Stated problem =
Print the listing from its top line through the line containing "import plotly.graph_objects as go", nothing more, and leave out the pictures.

Provided material =
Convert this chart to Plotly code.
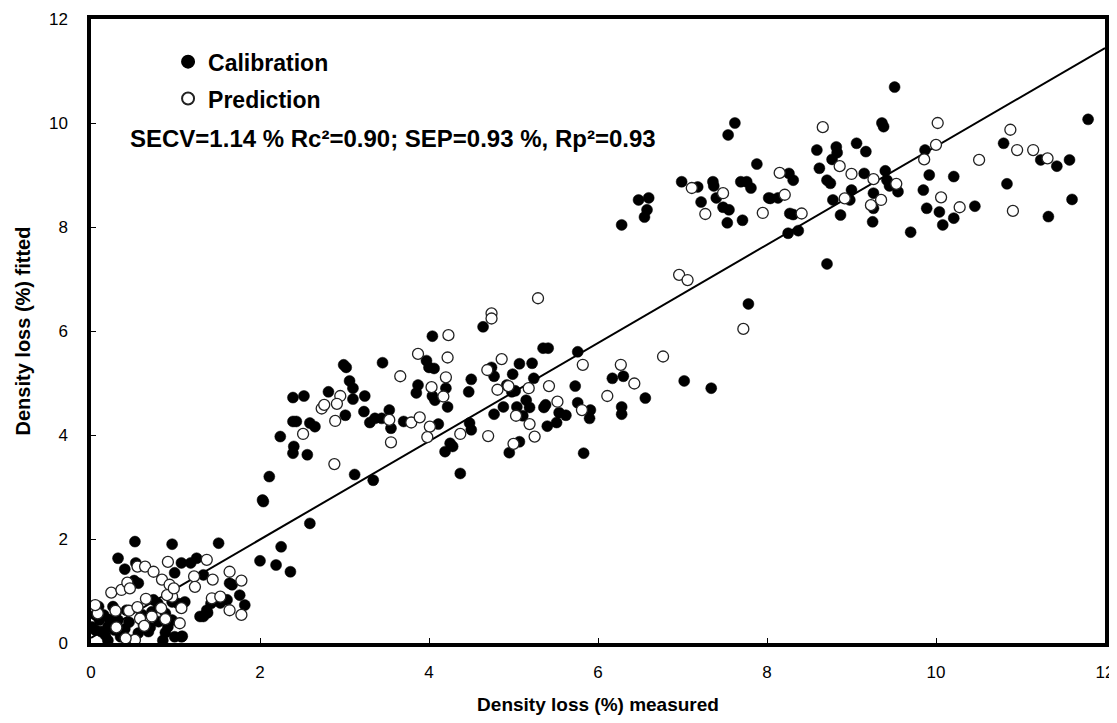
import plotly.graph_objects as go

# Calibration set (filled circles)
cal_x = [0.52,0.96,1.51,0.32,0.40,0.53,1.07,1.18,1.25,0.99,1.33,2.0,2.19,2.25,0.51,0.56,0.74,0.79,0.96,1.03,1.11,1.67,1.76,1.82,1.42,1.37,1.29,1.33,0.09,0.05,0.10,0.20,0.01,0.28,0.32,0.42,0.40,0.56,0.68,0.80,0.91,0.99,1.07,0.17,0.26,0.72,0.88,0.96,0.15,2.36,2.59,2.04,1.08,1.38,1.53,1.61,1.64,0.62,0.48,0.85,0.12,0.35,0.05,0.22,0.30,0.45,0.60,0.70,0.20,0.88,
         2.03,2.11,2.24,2.39,2.40,2.56,2.39,2.43,2.59,2.65,2.39,2.52,2.81,3.01,3.10,3.10,3.06,2.99,3.02,3.24,3.23,3.30,3.36,3.44,3.53,3.55,3.45,3.70,3.12,3.34,4.04,3.97,4.0,4.06,3.87,3.85,4.04,4.07,4.20,4.22,4.11,4.47,4.50,4.64,4.48,4.50,4.19,4.25,4.28,4.37,
         4.74,4.77,4.99,5.07,5.22,5.35,5.41,5.76,5.24,4.92,4.98,5.02,5.15,4.88,4.77,5.04,5.11,5.19,5.36,5.38,5.54,5.62,5.40,5.51,5.73,5.76,5.91,5.90,5.07,4.95,5.83,6.17,6.30,6.28,6.28,6.56,7.02,7.34,
         6.28,6.48,6.60,6.58,6.55,6.99,7.18,7.36,7.37,7.22,7.40,7.48,7.55,7.53,7.71,7.62,7.54,7.88,7.69,7.76,7.81,8.02,8.13,7.78,
         9.51,8.59,8.82,8.83,8.77,9.06,9.17,9.36,9.38,8.62,8.71,8.75,9.15,9.40,9.42,9.45,9.0,9.26,8.78,8.87,8.98,9.25,9.26,9.55,9.87,9.92,9.85,9.89,10.04,10.08,10.21,10.21,10.46,9.70,8.71,8.25,8.37,8.27,8.31,8.04,8.26,8.31,10.80,10.84,11.24,11.43,11.58,11.61,11.33,11.80]
cal_y = [1.95,1.90,1.92,1.63,1.42,1.54,1.54,1.54,1.63,1.35,1.31,1.58,1.50,1.85,1.20,1.15,0.83,0.76,0.79,0.76,0.79,1.12,0.92,0.73,0.76,0.63,0.51,0.51,0.70,0.54,0.44,0.31,0.31,0.25,0.44,0.63,0.27,0.19,0.22,0.41,0.31,0.12,0.12,0.15,0.70,0.60,0.57,0.44,0.54,1.37,2.30,2.72,0.13,0.58,0.77,0.83,1.15,0.35,0.05,0.05,0.22,0.12,0.25,0.45,0.60,0.40,0.55,0.30,0.05,0.20,
         2.75,3.20,3.97,3.65,3.78,3.62,4.26,4.26,4.23,4.16,4.72,4.75,4.83,4.38,4.69,4.90,5.04,5.35,5.30,4.75,4.45,4.24,4.32,4.32,4.48,4.13,5.39,4.26,3.24,3.13,5.90,5.43,5.30,5.28,4.96,4.81,4.75,4.67,4.90,4.54,4.21,4.83,5.07,6.08,4.23,4.10,3.68,3.84,3.78,3.26,
         5.30,5.13,5.17,5.37,5.38,5.67,5.67,5.60,5.09,4.96,4.83,4.85,4.67,4.54,4.40,4.54,4.37,4.53,4.53,4.58,4.43,4.38,4.17,4.24,4.94,4.62,4.48,4.32,3.87,3.66,3.65,5.09,5.13,4.54,4.40,4.71,5.04,4.90,
         8.04,8.52,8.56,8.33,8.19,8.87,8.77,8.87,8.79,8.48,8.56,8.38,8.33,8.08,8.13,10.0,9.77,9.21,8.87,8.87,8.75,8.56,8.56,6.52,
         10.69,9.48,9.54,9.43,9.30,9.61,9.45,10.0,9.93,9.13,8.90,8.84,9.03,9.08,8.90,8.79,8.71,8.65,8.52,8.23,8.52,8.10,8.36,8.68,9.48,9.0,8.71,8.36,8.29,8.04,8.97,8.17,8.40,7.90,7.29,7.88,7.93,8.26,8.24,8.55,9.03,8.90,9.61,8.83,9.29,9.17,9.29,8.53,8.20,10.07]

# Prediction set (open circles)
pred_x = [0.08,0.24,0.36,0.43,0.46,0.55,0.64,0.74,0.84,0.91,0.93,0.96,1.37,1.22,1.23,1.44,1.64,1.78,1.43,1.53,1.64,1.78,0.29,0.45,0.55,0.58,0.63,0.72,0.88,0.83,1.07,1.05,0.90,0.52,0.41,0.05,0.30,0.65,0.98,
          2.51,2.73,2.76,2.95,2.91,2.89,2.88,3.53,3.55,3.66,3.79,3.89,4.01,3.98,3.87,4.03,4.17,4.20,4.23,4.22,4.37,4.69,4.74,4.74,5.29,4.86,4.81,4.94,5.18,5.42,5.52,5.82,5.81,5.03,5.19,5.25,4.70,5.0,6.27,6.43,6.11,6.77,
          7.11,7.27,7.48,7.95,8.15,6.96,7.06,7.72,8.66,8.21,8.86,9.0,9.26,8.92,9.23,9.35,9.53,8.41,9.86,10.0,10.02,10.06,10.28,10.51,10.88,10.96,11.15,11.32,10.91]
pred_y = [0.57,0.97,1.02,1.16,1.05,1.47,1.47,1.37,1.22,1.56,1.12,0.89,1.60,1.28,1.08,1.22,1.37,1.20,0.86,0.89,0.63,0.54,0.62,0.62,0.69,0.47,0.33,0.51,0.46,0.67,0.67,0.38,0.92,0.06,0.09,0.73,0.30,0.85,1.05,
          4.02,4.51,4.58,4.75,4.60,4.27,3.44,4.29,3.86,5.13,4.24,4.34,4.16,3.96,5.56,4.92,4.74,5.11,5.92,5.49,4.02,5.25,6.34,6.24,6.63,5.46,4.87,4.94,4.90,4.94,4.64,5.35,4.48,4.37,4.21,3.97,3.98,3.83,5.35,4.99,4.75,5.51,
          8.75,8.25,8.65,8.27,9.04,7.08,6.98,6.04,9.92,8.62,9.17,9.02,8.92,8.55,8.42,8.52,8.83,8.26,9.30,9.58,10.0,8.57,8.38,9.29,9.87,9.48,9.48,9.32,8.31]

# Regression line
line_x = [0, 12]
line_y = [0.10, 11.44]

stats_text = "SECV=1.14 % Rc²=0.90; SEP=0.93 %, Rp²=0.93"

FONT = "Liberation Sans, Arial, sans-serif"

fig = go.Figure()
fig.add_trace(go.Scatter(x=line_x, y=line_y, mode="lines",
                         line=dict(color="black", width=2), showlegend=False, hoverinfo="skip"))
fig.add_trace(go.Scatter(x=cal_x, y=cal_y, mode="markers", name="Calibration", legendgroup="c",
                         marker=dict(symbol="circle", size=11, color="black", line=dict(color="black", width=0.5))))
fig.add_trace(go.Scatter(x=pred_x, y=pred_y, mode="markers", name="Prediction", legendgroup="p",
                         marker=dict(symbol="circle", size=11, color="white", line=dict(color="#222222", width=1.3))))

axis_common = dict(showline=True, linecolor="black", linewidth=3.5, mirror=True,
                   ticks="inside", ticklen=5, tickwidth=1, tickcolor="black",
                   showgrid=False, zeroline=False, automargin=False,
                   ticklabeloverflow="allow",
                   tickfont=dict(family=FONT, size=17, color="black"))

fig.update_xaxes(range=[0, 12], dtick=2, tick0=0, **axis_common, ticklabelstandoff=11,
                 title=dict(text="<b>Density loss (%) measured</b>", font=dict(family=FONT, size=19, color="black"), standoff=19))
fig.update_yaxes(range=[0, 12], dtick=2, tick0=0, **axis_common, ticklabelstandoff=16,
                 title=dict(text="<b>Density loss (%) fitted</b>", font=dict(family=FONT, size=20, color="black"), standoff=14))

fig.add_annotation(x=0.036, y=0.808, xref="paper", yref="paper", xanchor="left", yanchor="middle",
                   text="<b>" + stats_text + "</b>", showarrow=False,
                   font=dict(family=FONT, size=24, color="black"))

fig.update_layout(
    width=1109, height=707,
    margin=dict(l=83, r=12, t=11, b=72),
    paper_bgcolor="white", plot_bgcolor="white",
    legend=dict(x=0.076, y=0.966, xanchor="left", yanchor="top",
                font=dict(family=FONT, size=23, color="black", weight="bold"),
                bgcolor="rgba(0,0,0,0)", traceorder="grouped", tracegroupgap=4,
                itemsizing="constant"),
)

fig.write_html("out.html")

Response to this exercise =
Convert this chart to Plotly code.
import plotly.graph_objects as go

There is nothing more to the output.